→ **INFORMATION PROVIDED**:
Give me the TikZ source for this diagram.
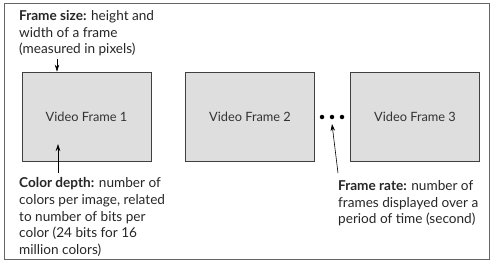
\documentclass[tikz,border=0pt]{standalone}
\usepackage{fontspec}
\setmainfont{Lato}
\usetikzlibrary{arrows.meta}
\begin{document}
\begin{tikzpicture}[x=1pt,y=-1pt,
  frame/.style={draw=black!75,line width=0.8pt,fill=black!13,minimum width=129pt,minimum height=89pt,inner sep=0pt,font=\fontsize{12.8}{15}\selectfont,text=black!80},
  note/.style={anchor=north west,inner sep=0pt,align=left,font=\fontsize{13.6}{16.6}\selectfont,text=black!85},
  pointer/.style={draw=black,line width=0.6pt,-{Stealth[length=7pt,width=4.5pt]}},
  dot/.style={circle,fill=black,inner sep=0pt,minimum size=4.5pt}]
\useasboundingbox (0,0) rectangle (500,265);
\draw[black!60,line width=0.8pt] (4,3) rectangle (489.5,259);
\node[frame] (f1) at (86.5,116.5) {Video Frame 1};
\node[frame] (f2) at (250,116.5) {Video Frame 2};
\node[frame] (f3) at (415,116.5) {Video Frame 3};
\node[dot] (d1) at (322,117) {};
\node[dot] (d2) at (332,117) {};
\node[dot] (d3) at (342,117) {};
\node[note] (size) at (19,10.5) {\textbf{Frame size:} height and\\width of a frame\\(measured in pixels)};
\node[note] (depth) at (19,177.5) {\textbf{Color depth:} number of\\colors per image, related\\to number of bits per\\color (24 bits for 16\\million colors)};
\node[note] (rate) at (338,180.5) {\textbf{Frame rate:} number of\\frames displayed over a\\period of time (second)};
\coordinate (sizestart) at (57,59);
\coordinate (depthstart) at (58,173);
\coordinate (depthtip) at (58,144);
\coordinate (ratestart) at (338,173);
\coordinate (ratetip) at (332,124);
\draw[pointer] (sizestart) -- (sizestart |- f1.north);
\draw[pointer] (depthstart) -- (depthtip);
\draw[pointer] (ratestart) -- (ratetip);
\end{tikzpicture}
\end{document}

→ **GIVEN REQUEST**:
Reproduce every line precisely as given, omitting all pictures.

→ **ANSWER IN FULL**:
Give me the TikZ source for this diagram.
\documentclass[tikz,border=0pt]{standalone}
\usepackage{fontspec}
\setmainfont{Lato}
\usetikzlibrary{arrows.meta}
\begin{document}
\begin{tikzpicture}[x=1pt,y=-1pt,
  frame/.style={draw=black!75,line width=0.8pt,fill=black!13,minimum width=129pt,minimum height=89pt,inner sep=0pt,font=\fontsize{12.8}{15}\selectfont,text=black!80},
  note/.style={anchor=north west,inner sep=0pt,align=left,font=\fontsize{13.6}{16.6}\selectfont,text=black!85},
  pointer/.style={draw=black,line width=0.6pt,-{Stealth[length=7pt,width=4.5pt]}},
  dot/.style={circle,fill=black,inner sep=0pt,minimum size=4.5pt}]
\useasboundingbox (0,0) rectangle (500,265);
\draw[black!60,line width=0.8pt] (4,3) rectangle (489.5,259);
\node[frame] (f1) at (86.5,116.5) {Video Frame 1};
\node[frame] (f2) at (250,116.5) {Video Frame 2};
\node[frame] (f3) at (415,116.5) {Video Frame 3};
\node[dot] (d1) at (322,117) {};
\node[dot] (d2) at (332,117) {};
\node[dot] (d3) at (342,117) {};
\node[note] (size) at (19,10.5) {\textbf{Frame size:} height and\\width of a frame\\(measured in pixels)};
\node[note] (depth) at (19,177.5) {\textbf{Color depth:} number of\\colors per image, related\\to number of bits per\\color (24 bits for 16\\million colors)};
\node[note] (rate) at (338,180.5) {\textbf{Frame rate:} number of\\frames displayed over a\\period of time (second)};
\coordinate (sizestart) at (57,59);
\coordinate (depthstart) at (58,173);
\coordinate (depthtip) at (58,144);
\coordinate (ratestart) at (338,173);
\coordinate (ratetip) at (332,124);
\draw[pointer] (sizestart) -- (sizestart |- f1.north);
\draw[pointer] (depthstart) -- (depthtip);
\draw[pointer] (ratestart) -- (ratetip);
\end{tikzpicture}
\end{document}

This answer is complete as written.